The World Wide Web of plagiarism!
Every waking moment, every single time you log on to the internet and get down to ‘googling’ something, you are assaulted by an unending barrage of information. You spare a careless glance through the first page, and settle down on the first or the second choice that you are offered by Google. And meanwhile, the other hidden-from-view options snigger shamelessly.
Once on the world wide web, every original piece of writing, photography and the like are exposed to innumerable copy-pasting machines (read: people) who put in nauseous amounts of alacrity and make sure that they meticulously craft to perfection, somebody else’s creativity. Copyright violation clauses are hardly ever evoked, and even if they are – the pursuers of the crime called ‘plagiarism’ are well aware that seeing something as ‘petty’ as intellectual work through the entire process of laws and courts are a thing of the imaginary world. In the day and during the night, people brazenly show their middle fingers to the laws of copyright violation and get away scot free. Not only are the victims not heard to, most of the times, chances are that they don’t even know what has happened with their pieces of creativity.
Leading dailies, unheard-of websites, and personal blogs – everybody appears on the radar of the thieves and the victims. The ubiquitous mantra of ‘Ctrl+C, Ctrl+V’ has turned life, in a flick of a magic wand into a dark, shoddy place where stolen material is passed off as somebody’s ‘authentic’ creation. Nobody cares, and nobody bothers to listen. As long as an article invokes
some sort of feelings in the mind, why should a reader dig deep into the recesses of the creator’s background? They read something and get over it. Nothing else matters.
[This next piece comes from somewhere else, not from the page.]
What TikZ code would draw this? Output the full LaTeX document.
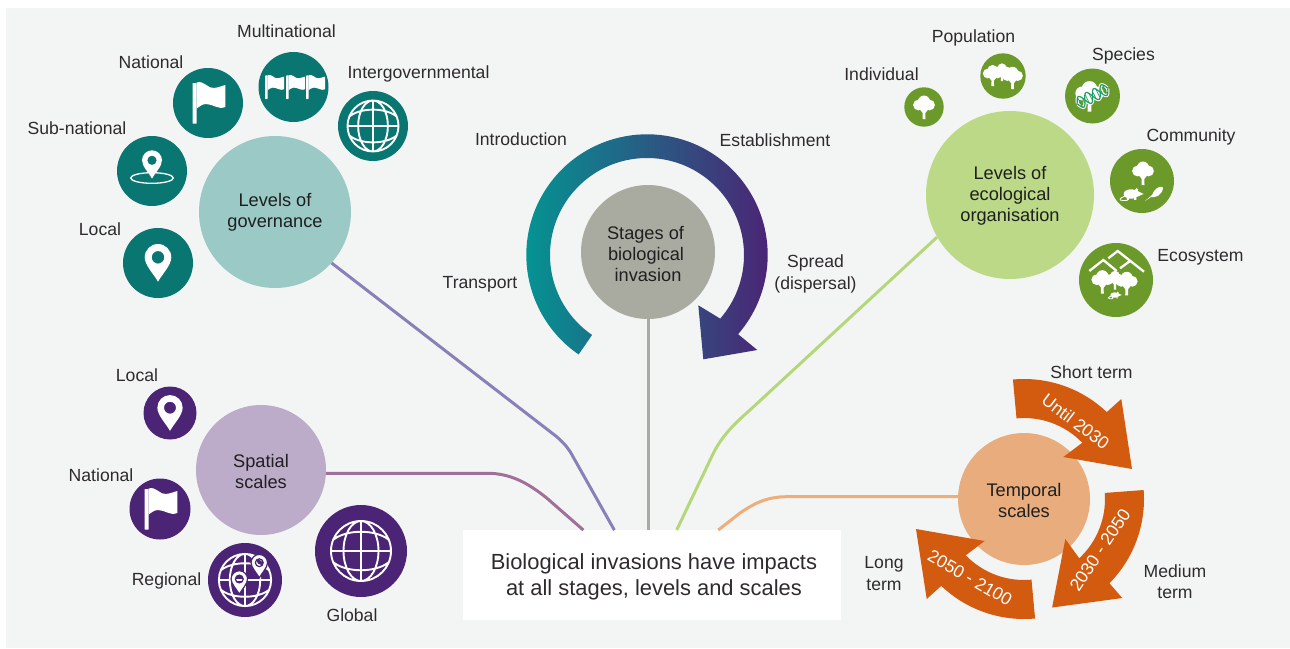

With the ‘blessing’ called the World Wide Web, life has undoubtedly become a lot easier. But the implications ring loudly and clearly, a death-knell for creativity. What Microsoft Word alone couldn’t have done, the World Wide Web made possible. Plagiarism is something as acceptable as an act of breathing, as important as it, and as necessary. Millions of companies would go bankrupt without the ‘boon’ called Copy-Paste, and a handful would, perhaps,
dwindle to the realm of the originally original. After the advent of the web-based companies, the designation of ‘Copy Writers’ has overshadowed possibly every other designation. I wonder if the first word was created with its many meanings in mind: I wonder if ‘Copy’ Writers were created to ‘copy’!
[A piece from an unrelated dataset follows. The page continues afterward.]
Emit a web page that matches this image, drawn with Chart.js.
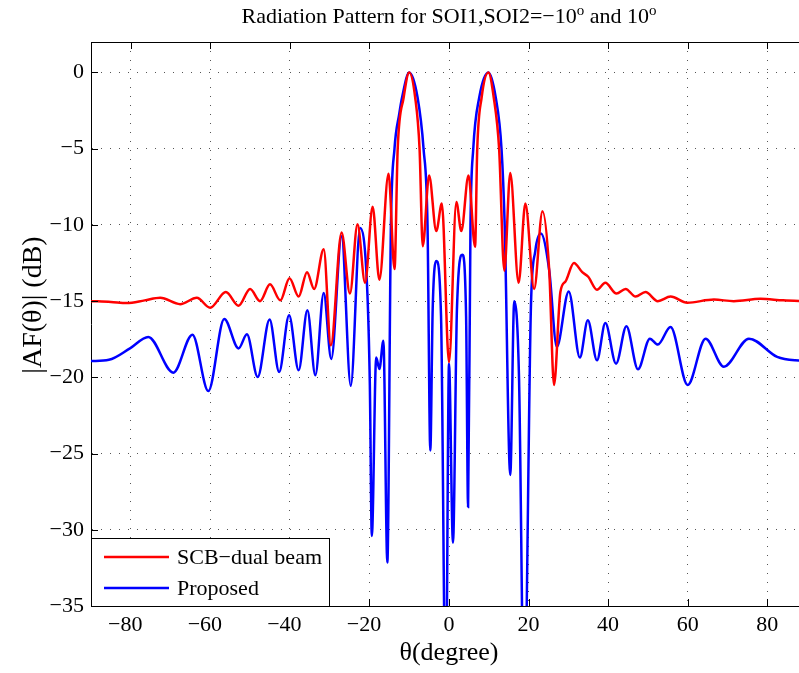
<!DOCTYPE html>
<html>
<head>
<meta charset="utf-8">
<script src="https://cdn.jsdelivr.net/npm/chart.js@4.4.1/dist/chart.umd.min.js"></script>
<style>
  html, body { margin: 0; padding: 0; background: #fff; overflow: hidden; }
  #wrap { width: 820px; height: 673px; }
</style>
</head>
<body>
<div id="wrap"><canvas id="patternChart" width="820" height="673"></canvas></div>
<script>
// angles in degrees, levels in dB
const redTheta = [-90, -85, -81, -76.5, -72.6, -67.6, -63.4, -60.05, -56.1, -52.9, -50, -47.5, -45, -42.4, -40.1,
  -37.8, -35.7, -33.9, -31.5, -29.7, -27, -24.9, -23, -21.1, -19.2, -17.5, -15.2, -13.7, -12.9, -11.4,
  -10, -8.5, -7.4, -6.6, -5, -3.2, -1.8, 0, 1.85, 3.1, 4.9, 6.55, 7.1, 8.2, 9.9,
  11.25, 12.6, 13.9, 15.4, 17.5, 19.2, 21.4, 23.5, 25.2, 26.4, 28, 29.3, 31.4, 33.5, 35,
  37.2, 39.3, 42.1, 44.4, 46.9, 49.4, 52.5, 55.7, 59.9, 66.6, 71.6, 78.3, 84, 90];
const redDb = [-15, -15.05, -15.13, -14.95, -14.78, -15.2, -14.78, -15.43, -14.4, -15.3, -14.2, -15, -13.9, -14.95, -13.5,
  -14.7, -13.1, -14.2, -11.6, -17.9, -10.5, -14.5, -9.95, -13.8, -8.8, -13.6, -6.65, -12.9, -5, -1.64,
  0, -1.64, -5, -11.4, -6.75, -10.4, -8.6, -19, -8.5, -10.4, -6.75, -11.44, -5, -1.64, 0,
  -1.64, -5, -13, -6.6, -13.8, -8.6, -14.2, -9.1, -13, -20.5, -14.4, -13.7, -12.5, -13.1, -13.4,
  -14.25, -13.8, -14.5, -14.2, -14.7, -14.4, -15, -14.7, -15.1, -14.9, -15, -14.85, -14.95, -15];

const blueTheta = [-90, -85.5, -80.2, -75.6, -69.3, -64.5, -60.5, -56.5, -52.9, -50.8, -48.1, -45.1, -42.7, -40.2, -37.8,
  -35.6, -33.6, -31.5, -29.6, -27, -24.7, -22.35, -20.6, -19.9, -19.4, -18.3, -17.5, -16.5, -15.5, -14.6,
  -13.7, -12.5, -11.8, -10, -7.9, -6.4, -5.4, -4.7, -4.1, -3.2, -2, -0.8, 0, 1, 2,
  3.36, 4.3, 4.8, 5.4, 6.1, 7.6, 9.9, 11.75, 13.2, 14, 15.4, 16.4, 17.6, 18.9, 20.6,
  21.7, 23.1, 25.2, 27.1, 30.1, 32.9, 34.9, 37.2, 39.3, 42, 44.6, 47.5, 50.5, 52.5, 55.7,
  60, 64.5, 69.1, 75.4, 82.5, 87, 90];
const blueDb = [-18.93, -18.85, -18.1, -17.35, -19.69, -17.2, -20.9, -16.17, -18.1, -17.18, -19.97, -16.2, -19.65, -15.93, -19.54,
  -15.6, -19.86, -14.47, -18.8, -10.75, -20.55, -10.2, -14, -20.5, -30.4, -18.7, -19.45, -17.6, -32.15, -10,
  -5, -2.7, -1.64, 0, -1.64, -5, -10, -24.8, -15.5, -12.36, -16, -42, -19.1, -30.85, -15.5,
  -11.95, -16, -28.5, -10, -5, -1.64, 0, -1.64, -5, -10, -26.4, -15, -20, -42, -15.3,
  -11.7, -10.57, -13, -18, -14.36, -18.7, -16.26, -18.88, -16.44, -19.1, -16.65, -19.47, -17.46, -17.85, -16.7,
  -20.5, -17.46, -19.3, -17.46, -18.66, -18.88, -18.9];

const xTicks = [-80, -60, -40, -20, 0, 20, 40, 60, 80];
const yTicks = [-35, -30, -25, -20, -15, -10, -5, 0];
const seriesNames = ["SCB\u2212dual beam", "Proposed"];

const serif = "'Liberation Serif', 'Times New Roman', serif";
const minus = (v) => (v < 0 ? "\u2212" + Math.abs(v) : String(v));

function toPoints(xs, ys) {
  return xs.map((x, i) => ({ x: x, y: ys[i] }));
}

const decor = {
  id: "decor",
  afterDatasetsDraw(chart) {
    const { ctx, chartArea: a, scales } = chart;
    const xs = scales.x, ys = scales.y;
    ctx.save();
    ctx.strokeStyle = "#000";
    ctx.lineWidth = 1;

    // top border and inward ticks
    ctx.beginPath();
    ctx.moveTo(a.left, a.top + 0.5);
    ctx.lineTo(a.right, a.top + 0.5);
    xTicks.forEach((v) => {
      const px = Math.round(xs.getPixelForValue(v)) + 0.5;
      ctx.moveTo(px, a.top);
      ctx.lineTo(px, a.top + 7);
      ctx.moveTo(px, a.bottom);
      ctx.lineTo(px, a.bottom - 7);
    });
    yTicks.forEach((v) => {
      const py = Math.round(ys.getPixelForValue(v)) + 0.5;
      ctx.moveTo(a.left, py);
      ctx.lineTo(a.left + 7, py);
    });
    ctx.stroke();

    // legend
    const lx = a.left, ly = 538, lw = 238, lh = a.bottom - 538;
    ctx.fillStyle = "#fff";
    ctx.fillRect(lx, ly, lw, lh);
    ctx.strokeRect(lx + 0.5, ly + 0.5, lw, lh);
    ctx.font = "22px " + serif;
    ctx.textBaseline = "middle";
    ctx.textAlign = "left";
    chart.data.datasets.forEach((ds, i) => {
      const y = 557 + i * 31;
      ctx.strokeStyle = ds.borderColor;
      ctx.lineWidth = 2.5;
      ctx.beginPath();
      ctx.moveTo(lx + 13, y);
      ctx.lineTo(lx + 78, y);
      ctx.stroke();
      ctx.fillStyle = "#000";
      ctx.fillText(ds.label, lx + 86, y + 1);
    });

    // title with superscript degree marks
    const parts = [
      ["Radiation Pattern for SOI1,SOI2=\u221210", false],
      ["o", true],
      [" and 10", false],
      ["o", true],
    ];
    const big = "22px " + serif, small = "15px " + serif;
    let total = 0;
    parts.forEach(([t, sup]) => {
      ctx.font = sup ? small : big;
      total += ctx.measureText(t).width;
    });
    let tx = xs.getPixelForValue(0) - total / 2;
    ctx.fillStyle = "#000";
    ctx.textBaseline = "alphabetic";
    parts.forEach(([t, sup]) => {
      ctx.font = sup ? small : big;
      ctx.fillText(t, tx, sup ? 15 : 23);
      tx += ctx.measureText(t).width;
    });

    // axis titles
    ctx.font = "26px " + serif;
    ctx.textAlign = "center";
    ctx.fillText("\u03b8(degree)", xs.getPixelForValue(0), 660);
    ctx.font = "28px " + serif;
    ctx.translate(41, 305);
    ctx.rotate(-Math.PI / 2);
    ctx.fillText("|AF(\u03b8)| (dB)", 0, 0);
    ctx.restore();
  },
};

const ctx = document.getElementById("patternChart").getContext("2d");

const patternChart = new Chart(ctx, {
  type: "line",
  data: {
    datasets: [
      {
        label: seriesNames[0],
        data: toPoints(redTheta, redDb),
        borderColor: "#ff0000",
        borderWidth: 2.5,
        cubicInterpolationMode: "monotone",
        pointRadius: 0,
        fill: false,
      },
      {
        label: seriesNames[1],
        data: toPoints(blueTheta, blueDb),
        borderColor: "#0000ff",
        borderWidth: 2.5,
        cubicInterpolationMode: "monotone",
        pointRadius: 0,
        fill: false,
      },
    ],
  },
  options: {
    responsive: false,
    animation: false,
    layout: { padding: { top: 42, right: 13, left: 0, bottom: 0 } },
    plugins: {
      legend: { display: false },
      tooltip: { enabled: false },
    },
    scales: {
      x: {
        type: "linear",
        min: -90,
        max: 90,
        afterBuildTicks: (s) => {
          s.ticks = xTicks.map((v) => ({ value: v }));
        },
        afterFit: (s) => {
          s.height = 67;
        },
        grid: { color: "#555", lineWidth: 1, drawTicks: false },
        border: { display: true, color: "#000", width: 1, dash: [1, 8] },
        ticks: {
          padding: 6,
          color: "#000",
          maxRotation: 0,
          autoSkip: false,
          font: { family: serif, size: 22 },
          // negative labels sit a little left of their tick in the original
          callback: (v) => minus(v) + (v < 0 ? "\u2002" : ""),
        },
      },
      y: {
        type: "linear",
        min: -35,
        max: 2,
        afterBuildTicks: (s) => {
          s.ticks = yTicks.map((v) => ({ value: v }));
        },
        afterFit: (s) => {
          s.width = 91;
        },
        grid: { color: "#555", lineWidth: 1, drawTicks: false },
        border: { display: true, color: "#000", width: 1, dash: [1, 8] },
        ticks: {
          padding: 7,
          color: "#000",
          autoSkip: false,
          font: { family: serif, size: 22 },
          callback: (v) => minus(v),
        },
      },
    },
  },
  plugins: [decor],
});
</script>
</body>
</html>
In the pandemonium called plagiarism, if one comes across an original piece of work, one should consider themselves extremely fortunate. In the time and age that we are contemporaneous to, the phrase ‘original writing’ hardly ever justifies the dictionary meaning of the same. We no longer have the likes of William Shakespeare and Christopher Marlowe in the midst of us, and the most original piece of writing, perhaps, is an amalgam of 70% Wikipedia ‘truths’ (read: the Gospel Truth) and 30% of ‘research’. Add a dash of actually – in the real sense of the term – authentic writing and the work of art is in front of you – neat, bona fide. When people have such an unfathomable array of information – for free – on the world wide web, why go through the pains of writing something original! Writing and photography was never easier, and all of a sudden, the world is being treated to a meteor shower of ‘talent’.
The process of ‘Copy-Paste’ is the newest – and the direst – example of a slave turning into a master. And then spiralling out of control. The fearsome echoes of the method of copying and pasting has now ransacked creativity and left it in tatters. The problem is grave, and the solution/s nowhere in sight.
Writers fight futile fights in the hope of being able to render to shreds the scaffolding on which the plagiarists thrive, and then lose steam and get back to other relevant realities. Only to come across another of their pieces of writing nestled comfortably in some corner of the World Wide Web, credited or not credited for. The process snowballs into an avalanche, and then vanishes into nothingness. The battle is lost. For all I know, I might encounter this same write-up somewhere else. Welcome to the newest genre of writing. Ctrl+C, Ctrl+V.